AUSREISSER STELLEN UNBEQUEME FRAGEN
    Nicht einmal der chemische Fingerabdruck der Quasare, nämlich die parallele Verschiebung bekannter Emissionslinien um den gleichen Faktor ins Rote, ist immer so eindeutig, wie man sich das wünschen würde. Es kann zum Beispiel vorkommen, dass eine Wasserstofflinie die Rotverschiebung z = 2,4 suggeriert, [63] aber eine Sauerstofflinie mit z = 2,5 widerspricht. Welche Linie ist richtig? Wenn man das Modell retten will, immer beide, zum Beispiel indem man annimmt, die Atome befänden sich in verschiedenen Wolken, die sich relativ zueinander bewegen. Aber es könnte auch ein kleiner Hinweis sein, dass etwas nicht stimmt. Theoretisch entsteht Rotverschiebung auch dadurch, dass das Licht das Gravitationsfeld einer großen Masse verlassen muss. Im konventionellen Bild ist dieser Effekt sehr klein, aber erlaubt man sich Zweifel daran oder gar an der Allgemeinen Relativitätstheorie, könnte der kosmologische Teil der Rotverschiebung auch geringer sein – ein Gedanke, der mir nicht aus dem Kopf geht. Sofort auffallen würde das in den Spektren keineswegs. Allerdings kann man dies nur durch eine konkrete Alternative testen. Daher hört man oft das Argument: „Solange wir nichts Besseres haben …“ Aber angesichts der zahlreichen Ungereimtheiten in den Befunden zu Quasaren wäre es leichtfertig, unsere derzeitigen Erkenntnisse für endgültig zu halten.

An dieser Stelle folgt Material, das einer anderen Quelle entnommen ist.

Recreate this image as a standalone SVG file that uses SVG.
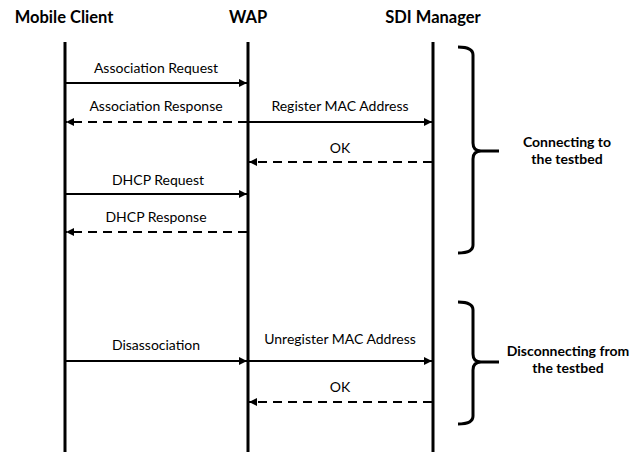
<svg xmlns="http://www.w3.org/2000/svg" width="641" height="452" viewBox="0 0 641 452">
<defs>
<marker id="ah" viewBox="0 0 10 10" refX="10" refY="5" markerWidth="8" markerHeight="8" markerUnits="userSpaceOnUse" orient="auto">
<path d="M0,0 L10,5 L0,10 z" fill="#000"/>
</marker>
<style>
.hdr{font-family:Lato,"Open Sans","Liberation Sans",sans-serif;font-weight:bold;font-size:16.5px;fill:#000;text-anchor:middle}
.lbl{font-family:Lato,"Open Sans","Liberation Sans",sans-serif;font-size:14px;fill:#000;text-anchor:middle}
.grp{font-family:Lato,"Open Sans","Liberation Sans",sans-serif;font-weight:bold;font-size:14px;fill:#000;text-anchor:middle}
.life{stroke:#000;stroke-width:3;fill:none}
.msg{stroke:#000;stroke-width:2;fill:none;marker-end:url(#ah)}
.ret{stroke:#000;stroke-width:2;fill:none;stroke-dasharray:9 6;marker-end:url(#ah)}
.brace{stroke:#000;stroke-width:3;fill:none}
</style>
</defs>
<rect width="641" height="452" fill="#fff"/>
<g id="mobile-client">
<text class="hdr" x="64" y="23">Mobile Client</text>
<line class="life" x1="65" y1="42" x2="65" y2="452"/>
</g>
<g id="wap">
<text class="hdr" x="248" y="23">WAP</text>
<line class="life" x1="248" y1="42" x2="248" y2="452"/>
</g>
<g id="sdi-manager">
<text class="hdr" x="433" y="23">SDI Manager</text>
<line class="life" x1="433" y1="42" x2="433" y2="452"/>
</g>
<g id="connectors">
<line class="msg" x1="66" y1="83" x2="247" y2="83"/>
<text class="lbl" x="156" y="73">Association Request</text>
<line class="ret" x1="247" y1="122" x2="66" y2="122"/>
<text class="lbl" x="156" y="111">Association Response</text>
<line class="msg" x1="249" y1="122" x2="432" y2="122"/>
<text class="lbl" x="340" y="111">Register MAC Address</text>
<line class="ret" x1="432" y1="162" x2="249" y2="162"/>
<text class="lbl" x="340" y="153">OK</text>
<line class="msg" x1="66" y1="194" x2="247" y2="194"/>
<text class="lbl" x="158" y="185">DHCP Request</text>
<line class="ret" x1="247" y1="232" x2="66" y2="232"/>
<text class="lbl" x="156" y="222">DHCP Response</text>
<line class="msg" x1="66" y1="361" x2="247" y2="361"/>
<text class="lbl" x="156" y="350">Disassociation</text>
<line class="msg" x1="249" y1="361" x2="432" y2="361"/>
<text class="lbl" x="340" y="344">Unregister MAC Address</text>
<line class="ret" x1="432" y1="402" x2="249" y2="402"/>
<text class="lbl" x="340" y="392">OK</text>
</g>
<g id="connecting-group">
<path class="brace" d="M458,47 Q473,47 473,55 L473,143 Q473,151 481,151 L499,151 M481,151 Q473,151 473,159 L473,245 Q473,253 458,253"/>
<text class="grp" x="567" y="147">Connecting to</text>
<text class="grp" x="567" y="164">the testbed</text>
</g>
<g id="disconnecting-group">
<path class="brace" d="M458,302 Q473,302 473,310 L473,354 Q473,362 481,362 L499,362 M481,362 Q473,362 473,370 L473,416 Q473,424 458,424"/>
<text class="grp" x="568" y="356">Disconnecting from</text>
<text class="grp" x="568" y="373">the testbed</text>
</g>
</svg>
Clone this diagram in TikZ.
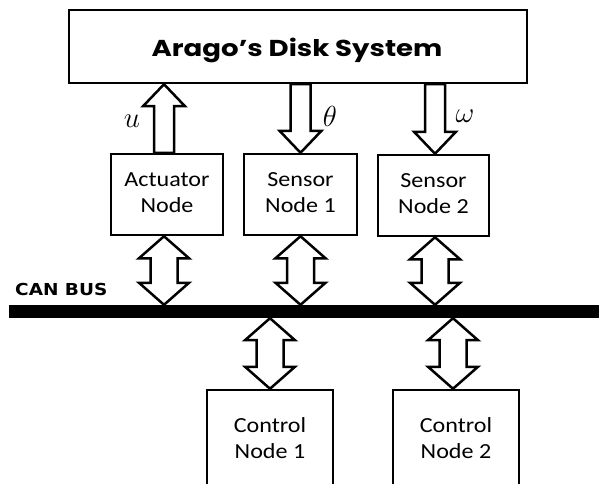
\documentclass[tikz,border=0pt]{standalone}
\usepackage{fontspec}
\setmainfont{Carlito}
\newfontfamily\titlefont{Poppins}
\newfontfamily\busfont{DejaVu Sans}
\usetikzlibrary{calc}

% two-line label inside a box, slightly widened
\newcommand\boxlabel[1]{\scalebox{1.12}[1]{\begin{tabular}{@{}c@{}}#1\end{tabular}}}
% large italic signal symbol
\newcommand\bigsym[1]{\scalebox{1.4}{$#1$}}

\tikzset{
  box/.style={draw=black, line width=2.5pt, fill=white, inner sep=0pt,
              font=\fontsize{21.5}{26}\selectfont},
  blk/.style={draw=black, line width=2.5pt, line join=miter, fill=white},
  sym/.style={font=\fontsize{20}{24}\selectfont, inner sep=0pt},
}

% fat single arrow pointing up: tail #2, tip #3, horizontal shift #1
\newcommand\blkup[3][0pt]{%
  \draw[blk] let \p1=($(#2)+(#1,0pt)$), \p2=(#3) in
    (\x1-10pt,\y1) -- (\x1-10pt,\y2-22pt) -- (\x1-21pt,\y2-22pt) -- (\x1,\y2)
    -- (\x1+21pt,\y2-22pt) -- (\x1+10pt,\y2-22pt) -- (\x1+10pt,\y1) -- cycle;}
% fat single arrow pointing down: tail #2, tip #3
\newcommand\blkdown[3][0pt]{%
  \draw[blk] let \p1=($(#2)+(#1,0pt)$), \p2=(#3) in
    (\x1-10pt,\y1) -- (\x1-10pt,\y2+22pt) -- (\x1-21pt,\y2+22pt) -- (\x1,\y2)
    -- (\x1+21pt,\y2+22pt) -- (\x1+10pt,\y2+22pt) -- (\x1+10pt,\y1) -- cycle;}
% fat double arrow: upper tip #2, lower tip #3
\newcommand\blkboth[3][0pt]{%
  \draw[blk] let \p1=($(#2)+(#1,0pt)$), \p2=(#3) in
    (\x1,\y1) -- (\x1+25pt,\y1-22pt) -- (\x1+13.5pt,\y1-22pt)
    -- (\x1+13.5pt,\y2+22pt) -- (\x1+25pt,\y2+22pt) -- (\x1,\y2)
    -- (\x1-25pt,\y2+22pt) -- (\x1-13.5pt,\y2+22pt)
    -- (\x1-13.5pt,\y1-22pt) -- (\x1-25pt,\y1-22pt) -- cycle;}

\begin{document}
\begin{tikzpicture}[x=1pt, y=-1pt]
  \useasboundingbox (0,0) rectangle (599,484);

  % plant
  \node[box, minimum width=458pt, minimum height=73pt] (sys) at (298,46.5) {};
  \node[anchor=base, font=\titlefont\bfseries\fontsize{23}{27}\selectfont, inner sep=0pt]
    (title) at (297,57) {\scalebox{1.2}[1]{Arago’s Disk System}};

  % field nodes
  \node[box, minimum width=112pt, minimum height=81pt] (act) at (167,194.5)
    {\boxlabel{Actuator\\Node}};
  \node[box, minimum width=113pt, minimum height=81pt] (s1) at (300.5,194.5)
    {\boxlabel{Sensor\\Node 1}};
  \node[box, minimum width=111pt, minimum height=81pt] (s2) at (433.5,195.5)
    {\boxlabel{Sensor\\Node 2}};

  % bus
  \node[fill=black, inner sep=0pt, minimum width=591pt, minimum height=13pt] (bus)
    at (304.5,311.5) {};
  \node[anchor=base west, inner sep=0pt,
        font=\busfont\bfseries\fontsize{16.5}{20}\selectfont] (buslabel) at (15,295)
    {\scalebox{1.12}[1]{CAN BUS}};

  % controllers
  \node[box, minimum width=126pt, minimum height=100pt] (c1) at (270,440)
    {\boxlabel{Control\\Node 1}};
  \node[box, minimum width=126pt, minimum height=100pt] (c2) at (456,440)
    {\boxlabel{Control\\Node 2}};

  % signal arrows to and from the plant
  \blkup[-3pt]{act.north}{sys.south}
  \blkdown{sys.south -| s1.north}{s1.north}
  \blkdown[1.5pt]{sys.south -| s2.north}{s2.north}

  \node[sym, anchor=base] (lu) at (132,128) {\bigsym{u}};
  \node[sym, anchor=base] (lth) at (330,127) {\bigsym{\theta}};
  \node[sym, anchor=base] (lom) at (465,123) {\bigsym{\omega}};

  % bus connections
  \blkboth[-3pt]{act.south}{bus.north}
  \blkboth{s1.south}{bus.north}
  \blkboth[1.5pt]{s2.south}{bus.north}
  \blkboth{bus.south -| c1.north}{c1.north}
  \blkboth[-3pt]{bus.south -| c2.north}{c2.north}
\end{tikzpicture}
\end{document}
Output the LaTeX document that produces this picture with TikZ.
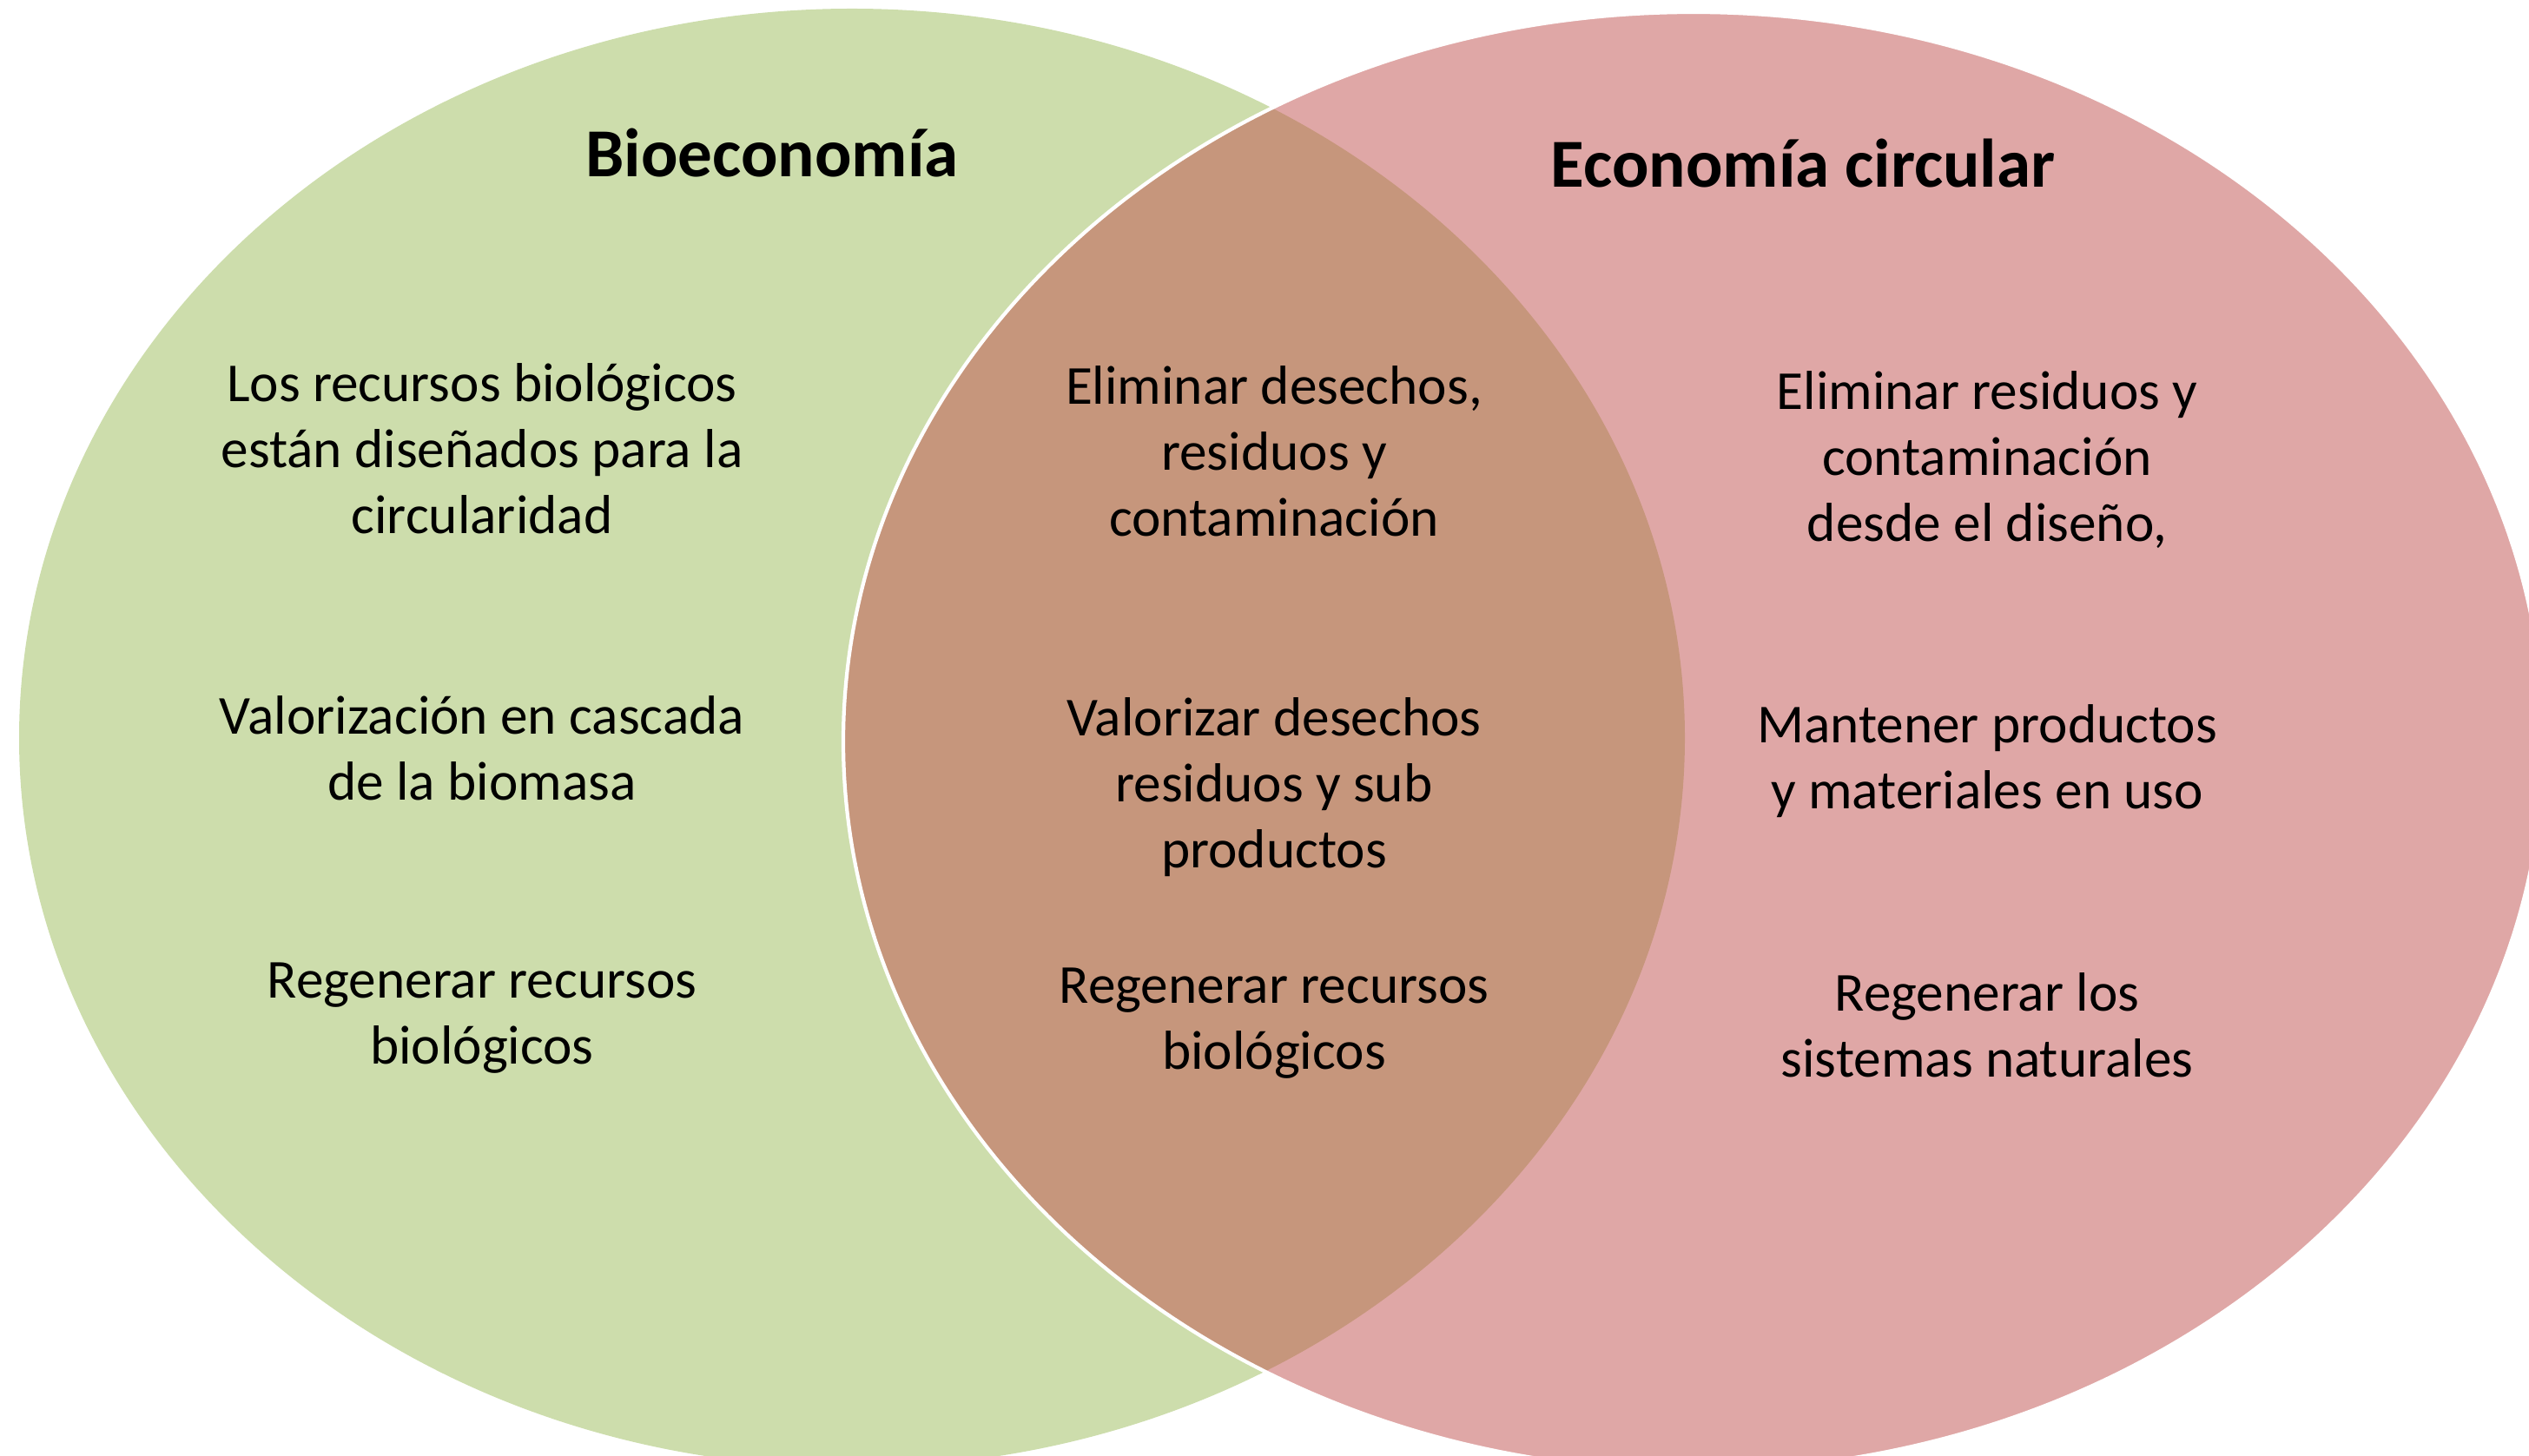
\documentclass[tikz,border=0pt]{standalone}
\usepackage{fontspec}
\setmainfont{Carlito}
\definecolor{bioverde}{HTML}{9BBB59}
\definecolor{circrojo}{HTML}{C0504D}
\begin{document}
\begin{tikzpicture}
		[x=0.01cm,y=0.01cm,
		mytext/.style={align=center,inner sep=0pt,font=\fontsize{18}{21.6}\selectfont},
		mytitle/.style={inner sep=0pt,font=\fontsize{22.5}{27}\selectfont\bfseries}]
		\useasboundingbox (0,0) rectangle (2912,-1677);
		% circulos
		\fill[bioverde,fill opacity=0.5] (981,-850) ellipse [x radius=959,y radius=840];
		\filldraw[fill=circrojo,fill opacity=0.5,draw=white,line width=1.2pt] (1950,-854) ellipse [x radius=979,y radius=840];
		% titulos
		\node[mytitle,name=t1] at (889,-176) {Bioeconomía};
		\node[mytitle,name=t2] at (2076,-188) {Economía circular};
		% izquierda
		\node[mytext,name=b1] at (555,-517) {Los recursos biológicos\\están diseñados para la\\circularidad};
		\node[mytext,name=b2] at (555,-862) {Valorización en cascada\\de la biomasa};
		\node[mytext,name=b3] at (555,-1173) {Regenerar recursos\\biológicos};
		% centro
		\node[mytext,name=m1] at (1467,-520) {Eliminar desechos,\\residuos y\\contaminación};
		\node[mytext,name=m2] at (1467,-907) {Valorizar desechos\\residuos y sub\\productos};
		\node[mytext,name=m3] at (1467,-1179) {Regenerar recursos\\biológicos};
		% derecha
		\node[mytext,name=c1] at (2288,-530) {Eliminar residuos y\\contaminación\\desde el diseño,};
		\node[mytext,name=c2] at (2288,-877) {Mantener productos\\y materiales en uso};
		\node[mytext,name=c3] at (2288,-1181) {Regenerar los\\sistemas naturales};
	\end{tikzpicture}
\end{document}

    Im Moment habe ich einen außergewöhnlich begabten Schüler, der schon in der elften Klasse ein Analyseprogramm für die 160 000 Quasarspektren im SDSS-Katalog [64] geschrieben hat, von denen wir auf diese Weise etliche untersuchen konnten. Uns fiel zum Beispiel auf, dass es praktisch keinen Quasar mit Emissionslinien von Helium gibt – immerhin das zweithäufigste Element im Universum. Wahrscheinlich gibt es dazu eine gute Erklärung, aber es wäre jedenfalls interessant, der Frage nachzugehen. Methodisch betrachtet ist die Astrophysik hier in einer ungleich besseren Lage als die Teilchenphysik: Jeder kann ihre Modelle testen. Datenbanken wie SDSS ermöglichen es im Prinzip jedem, auch Theorien zu überprüfen, für die eine nach Mehrheitsmeinung finanzierte Forschung keine Mittel erübrigen würde. Diese Möglichkeit stimmt hoffnungsvoll: Die Wahrheit kann früher oder später ans Licht kommen.